Exercise task.
Within the records that follow, restate exactly the lines from the line with "Write a Python" down to the line with "sig_text = '****'", including both. Omit the pictures.

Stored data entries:
++++++++++++++++++++
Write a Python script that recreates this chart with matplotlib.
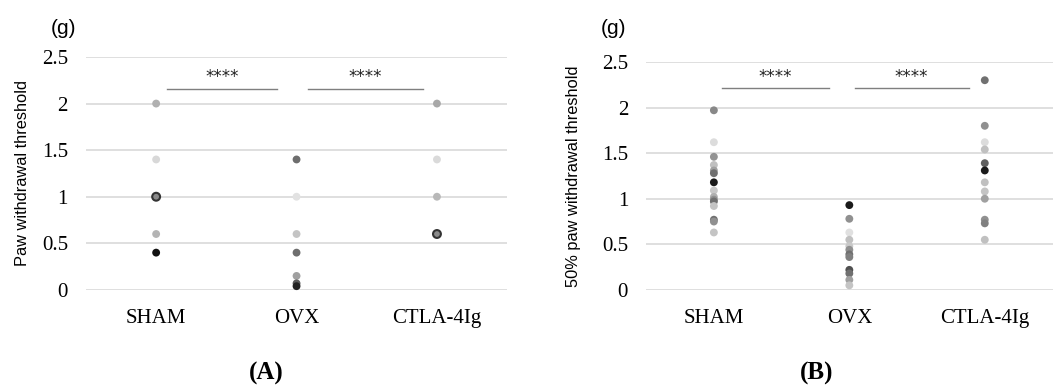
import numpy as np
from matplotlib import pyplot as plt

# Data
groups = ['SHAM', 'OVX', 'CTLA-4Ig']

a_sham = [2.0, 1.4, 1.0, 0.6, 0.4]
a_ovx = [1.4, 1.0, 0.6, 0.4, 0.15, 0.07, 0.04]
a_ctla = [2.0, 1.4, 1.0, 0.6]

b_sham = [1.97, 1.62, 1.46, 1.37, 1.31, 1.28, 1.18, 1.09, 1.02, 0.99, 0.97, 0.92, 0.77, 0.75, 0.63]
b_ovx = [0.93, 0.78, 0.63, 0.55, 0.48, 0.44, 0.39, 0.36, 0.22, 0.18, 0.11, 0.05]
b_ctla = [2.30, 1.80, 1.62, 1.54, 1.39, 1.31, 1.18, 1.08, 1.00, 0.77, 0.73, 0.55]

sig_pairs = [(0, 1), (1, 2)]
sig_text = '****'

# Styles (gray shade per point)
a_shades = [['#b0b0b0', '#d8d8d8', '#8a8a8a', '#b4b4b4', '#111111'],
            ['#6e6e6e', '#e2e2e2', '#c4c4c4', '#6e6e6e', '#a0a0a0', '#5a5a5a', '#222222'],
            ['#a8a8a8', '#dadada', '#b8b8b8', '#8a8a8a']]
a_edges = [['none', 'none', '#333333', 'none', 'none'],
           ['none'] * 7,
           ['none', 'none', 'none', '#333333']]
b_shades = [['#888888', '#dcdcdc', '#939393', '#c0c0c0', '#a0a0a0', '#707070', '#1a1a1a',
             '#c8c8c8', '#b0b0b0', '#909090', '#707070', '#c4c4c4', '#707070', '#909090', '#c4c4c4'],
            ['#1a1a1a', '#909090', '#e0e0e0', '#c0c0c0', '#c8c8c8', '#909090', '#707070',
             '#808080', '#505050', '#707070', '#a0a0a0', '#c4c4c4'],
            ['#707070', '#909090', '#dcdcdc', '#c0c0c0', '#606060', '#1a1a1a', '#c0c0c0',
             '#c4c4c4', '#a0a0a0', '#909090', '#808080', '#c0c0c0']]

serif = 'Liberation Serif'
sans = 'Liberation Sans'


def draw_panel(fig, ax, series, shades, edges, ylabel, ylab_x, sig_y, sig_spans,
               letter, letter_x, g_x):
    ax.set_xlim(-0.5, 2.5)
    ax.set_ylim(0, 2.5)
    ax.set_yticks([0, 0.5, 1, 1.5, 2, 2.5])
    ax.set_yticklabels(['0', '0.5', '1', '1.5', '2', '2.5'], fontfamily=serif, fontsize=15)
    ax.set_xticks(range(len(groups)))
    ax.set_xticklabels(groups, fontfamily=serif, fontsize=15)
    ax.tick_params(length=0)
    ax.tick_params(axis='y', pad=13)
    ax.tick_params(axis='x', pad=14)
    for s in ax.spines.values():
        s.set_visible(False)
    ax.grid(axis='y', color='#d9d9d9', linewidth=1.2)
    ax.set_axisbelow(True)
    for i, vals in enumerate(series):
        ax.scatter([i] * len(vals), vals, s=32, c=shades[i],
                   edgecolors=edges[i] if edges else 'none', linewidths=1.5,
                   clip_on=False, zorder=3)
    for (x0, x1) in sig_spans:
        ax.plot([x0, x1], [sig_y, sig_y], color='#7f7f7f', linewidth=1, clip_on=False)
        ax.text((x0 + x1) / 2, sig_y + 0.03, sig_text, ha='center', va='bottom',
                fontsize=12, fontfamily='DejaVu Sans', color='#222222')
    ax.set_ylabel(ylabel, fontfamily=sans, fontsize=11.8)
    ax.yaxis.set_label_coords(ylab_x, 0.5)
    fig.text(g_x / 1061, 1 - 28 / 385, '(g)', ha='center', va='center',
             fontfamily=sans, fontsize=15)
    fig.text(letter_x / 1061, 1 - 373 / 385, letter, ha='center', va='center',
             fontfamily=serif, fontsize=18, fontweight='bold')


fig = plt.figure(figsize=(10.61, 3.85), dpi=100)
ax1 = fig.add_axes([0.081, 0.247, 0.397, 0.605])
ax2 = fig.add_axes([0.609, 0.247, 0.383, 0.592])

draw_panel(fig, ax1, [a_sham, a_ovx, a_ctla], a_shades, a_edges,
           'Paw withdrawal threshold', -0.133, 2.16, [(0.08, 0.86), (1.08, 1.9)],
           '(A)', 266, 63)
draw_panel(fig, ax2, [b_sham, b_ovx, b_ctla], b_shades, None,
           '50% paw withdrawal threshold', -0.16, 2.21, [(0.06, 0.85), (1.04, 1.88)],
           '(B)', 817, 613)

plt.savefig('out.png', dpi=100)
++++++++++++++++++++
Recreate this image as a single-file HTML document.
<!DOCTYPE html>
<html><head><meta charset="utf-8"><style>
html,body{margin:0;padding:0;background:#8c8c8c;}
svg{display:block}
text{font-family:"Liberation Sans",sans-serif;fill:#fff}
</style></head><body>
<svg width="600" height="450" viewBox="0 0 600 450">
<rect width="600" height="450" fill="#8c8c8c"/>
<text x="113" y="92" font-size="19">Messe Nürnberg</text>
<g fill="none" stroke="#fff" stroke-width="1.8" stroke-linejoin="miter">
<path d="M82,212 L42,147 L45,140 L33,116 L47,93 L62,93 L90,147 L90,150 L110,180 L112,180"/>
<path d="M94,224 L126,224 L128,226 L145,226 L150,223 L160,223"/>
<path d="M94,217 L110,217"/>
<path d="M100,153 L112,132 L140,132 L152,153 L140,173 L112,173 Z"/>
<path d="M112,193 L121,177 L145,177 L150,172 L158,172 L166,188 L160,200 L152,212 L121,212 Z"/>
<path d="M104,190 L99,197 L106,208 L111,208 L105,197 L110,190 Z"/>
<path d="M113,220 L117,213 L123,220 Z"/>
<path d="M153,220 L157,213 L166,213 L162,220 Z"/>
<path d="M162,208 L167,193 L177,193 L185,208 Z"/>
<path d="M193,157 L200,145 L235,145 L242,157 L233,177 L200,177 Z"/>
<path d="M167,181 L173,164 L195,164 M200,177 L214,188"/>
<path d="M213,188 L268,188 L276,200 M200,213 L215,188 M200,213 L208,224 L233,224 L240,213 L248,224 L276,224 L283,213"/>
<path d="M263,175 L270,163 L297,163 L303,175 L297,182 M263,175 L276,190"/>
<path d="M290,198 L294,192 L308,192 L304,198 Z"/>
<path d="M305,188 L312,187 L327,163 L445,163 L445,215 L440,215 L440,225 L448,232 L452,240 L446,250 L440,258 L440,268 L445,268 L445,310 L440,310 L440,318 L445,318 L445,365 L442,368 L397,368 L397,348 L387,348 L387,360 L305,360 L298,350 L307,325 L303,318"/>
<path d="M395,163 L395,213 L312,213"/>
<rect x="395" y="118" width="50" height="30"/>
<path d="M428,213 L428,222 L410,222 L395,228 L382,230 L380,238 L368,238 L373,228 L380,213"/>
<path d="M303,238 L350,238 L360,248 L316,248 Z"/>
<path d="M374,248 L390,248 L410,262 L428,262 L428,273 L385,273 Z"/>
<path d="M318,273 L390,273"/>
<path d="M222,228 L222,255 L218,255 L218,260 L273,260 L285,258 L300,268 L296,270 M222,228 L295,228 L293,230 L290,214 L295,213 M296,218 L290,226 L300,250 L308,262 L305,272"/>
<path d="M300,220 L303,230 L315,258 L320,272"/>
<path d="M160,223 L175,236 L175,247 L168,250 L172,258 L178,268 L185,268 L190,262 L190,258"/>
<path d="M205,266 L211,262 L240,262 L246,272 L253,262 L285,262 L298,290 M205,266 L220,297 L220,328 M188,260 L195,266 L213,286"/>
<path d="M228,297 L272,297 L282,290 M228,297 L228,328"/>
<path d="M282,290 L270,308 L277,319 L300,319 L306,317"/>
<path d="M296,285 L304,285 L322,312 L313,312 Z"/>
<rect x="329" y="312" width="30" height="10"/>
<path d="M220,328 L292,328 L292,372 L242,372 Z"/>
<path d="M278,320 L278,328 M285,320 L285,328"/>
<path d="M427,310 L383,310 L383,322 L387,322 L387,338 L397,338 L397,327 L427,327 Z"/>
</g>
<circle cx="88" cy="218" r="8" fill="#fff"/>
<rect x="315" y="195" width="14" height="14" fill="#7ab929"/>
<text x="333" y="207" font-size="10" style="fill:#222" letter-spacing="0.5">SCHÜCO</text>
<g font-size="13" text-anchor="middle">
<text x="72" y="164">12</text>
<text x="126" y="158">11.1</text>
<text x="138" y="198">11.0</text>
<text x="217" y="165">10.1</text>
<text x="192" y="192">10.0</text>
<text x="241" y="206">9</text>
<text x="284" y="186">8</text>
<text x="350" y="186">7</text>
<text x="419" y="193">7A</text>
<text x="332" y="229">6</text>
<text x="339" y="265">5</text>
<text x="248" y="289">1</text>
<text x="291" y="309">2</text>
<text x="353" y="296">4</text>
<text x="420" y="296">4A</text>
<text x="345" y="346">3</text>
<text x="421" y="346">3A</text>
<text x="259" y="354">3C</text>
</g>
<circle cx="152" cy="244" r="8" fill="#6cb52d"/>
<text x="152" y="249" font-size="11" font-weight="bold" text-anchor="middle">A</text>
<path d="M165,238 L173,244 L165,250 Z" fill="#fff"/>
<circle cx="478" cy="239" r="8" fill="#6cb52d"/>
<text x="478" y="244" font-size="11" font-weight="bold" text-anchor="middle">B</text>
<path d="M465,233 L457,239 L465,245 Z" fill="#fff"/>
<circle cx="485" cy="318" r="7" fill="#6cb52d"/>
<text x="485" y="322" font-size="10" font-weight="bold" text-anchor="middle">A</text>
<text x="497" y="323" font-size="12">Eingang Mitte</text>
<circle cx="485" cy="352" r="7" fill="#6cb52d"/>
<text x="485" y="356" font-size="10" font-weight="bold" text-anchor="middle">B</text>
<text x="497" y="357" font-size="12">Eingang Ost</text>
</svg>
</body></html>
++++++++++++++++++++
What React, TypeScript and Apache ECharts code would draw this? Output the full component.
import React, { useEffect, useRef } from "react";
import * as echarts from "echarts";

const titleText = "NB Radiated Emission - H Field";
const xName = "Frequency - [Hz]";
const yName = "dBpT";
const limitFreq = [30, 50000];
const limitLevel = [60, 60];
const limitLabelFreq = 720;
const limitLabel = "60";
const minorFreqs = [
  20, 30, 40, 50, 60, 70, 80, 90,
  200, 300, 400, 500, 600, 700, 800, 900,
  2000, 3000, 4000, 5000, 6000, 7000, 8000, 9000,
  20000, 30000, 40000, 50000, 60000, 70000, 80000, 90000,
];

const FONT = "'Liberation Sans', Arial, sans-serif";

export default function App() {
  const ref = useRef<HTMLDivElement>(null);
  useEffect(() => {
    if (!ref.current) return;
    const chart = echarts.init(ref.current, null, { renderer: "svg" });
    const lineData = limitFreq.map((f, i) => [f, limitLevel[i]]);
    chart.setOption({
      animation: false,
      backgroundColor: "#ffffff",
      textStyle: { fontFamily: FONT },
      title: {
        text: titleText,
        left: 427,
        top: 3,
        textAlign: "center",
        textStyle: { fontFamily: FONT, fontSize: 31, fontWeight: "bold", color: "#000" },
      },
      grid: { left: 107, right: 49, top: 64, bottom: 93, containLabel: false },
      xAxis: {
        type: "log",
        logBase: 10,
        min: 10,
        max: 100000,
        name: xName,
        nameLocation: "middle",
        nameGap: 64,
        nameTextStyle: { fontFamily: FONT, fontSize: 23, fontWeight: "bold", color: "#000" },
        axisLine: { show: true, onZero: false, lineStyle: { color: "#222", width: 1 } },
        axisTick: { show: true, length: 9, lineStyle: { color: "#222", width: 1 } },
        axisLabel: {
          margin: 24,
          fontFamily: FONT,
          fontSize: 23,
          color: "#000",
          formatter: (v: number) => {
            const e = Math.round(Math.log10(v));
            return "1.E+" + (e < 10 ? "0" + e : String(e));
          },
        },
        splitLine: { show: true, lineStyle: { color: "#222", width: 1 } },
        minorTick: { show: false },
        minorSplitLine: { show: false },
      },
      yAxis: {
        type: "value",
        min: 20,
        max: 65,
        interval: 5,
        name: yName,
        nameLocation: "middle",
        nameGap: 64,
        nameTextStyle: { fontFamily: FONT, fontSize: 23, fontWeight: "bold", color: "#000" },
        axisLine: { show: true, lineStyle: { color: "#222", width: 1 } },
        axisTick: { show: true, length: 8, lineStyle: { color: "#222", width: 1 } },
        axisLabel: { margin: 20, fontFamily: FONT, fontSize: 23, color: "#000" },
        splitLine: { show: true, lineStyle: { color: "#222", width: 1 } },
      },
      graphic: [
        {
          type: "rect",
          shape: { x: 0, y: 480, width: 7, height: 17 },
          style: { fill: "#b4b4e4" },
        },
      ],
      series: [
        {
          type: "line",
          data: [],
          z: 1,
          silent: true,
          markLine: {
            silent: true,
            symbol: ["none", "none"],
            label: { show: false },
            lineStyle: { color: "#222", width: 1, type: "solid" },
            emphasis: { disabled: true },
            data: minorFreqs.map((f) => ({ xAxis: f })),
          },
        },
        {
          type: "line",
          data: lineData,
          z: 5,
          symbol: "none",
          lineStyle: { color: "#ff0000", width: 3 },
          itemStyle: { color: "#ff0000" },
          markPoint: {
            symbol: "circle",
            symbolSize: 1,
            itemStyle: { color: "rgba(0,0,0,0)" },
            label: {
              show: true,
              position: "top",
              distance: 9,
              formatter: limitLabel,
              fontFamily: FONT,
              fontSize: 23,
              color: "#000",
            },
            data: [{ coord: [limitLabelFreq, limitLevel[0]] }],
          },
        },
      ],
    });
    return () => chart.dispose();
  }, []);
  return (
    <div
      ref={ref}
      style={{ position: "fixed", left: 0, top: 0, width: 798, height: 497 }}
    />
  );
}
++++++++++++++++++++
Response to this exercise.
Write a Python script that recreates this chart with matplotlib.
import numpy as np
from matplotlib import pyplot as plt

# Data
groups = ['SHAM', 'OVX', 'CTLA-4Ig']

a_sham = [2.0, 1.4, 1.0, 0.6, 0.4]
a_ovx = [1.4, 1.0, 0.6, 0.4, 0.15, 0.07, 0.04]
a_ctla = [2.0, 1.4, 1.0, 0.6]

b_sham = [1.97, 1.62, 1.46, 1.37, 1.31, 1.28, 1.18, 1.09, 1.02, 0.99, 0.97, 0.92, 0.77, 0.75, 0.63]
b_ovx = [0.93, 0.78, 0.63, 0.55, 0.48, 0.44, 0.39, 0.36, 0.22, 0.18, 0.11, 0.05]
b_ctla = [2.30, 1.80, 1.62, 1.54, 1.39, 1.31, 1.18, 1.08, 1.00, 0.77, 0.73, 0.55]

sig_pairs = [(0, 1), (1, 2)]
sig_text = '****'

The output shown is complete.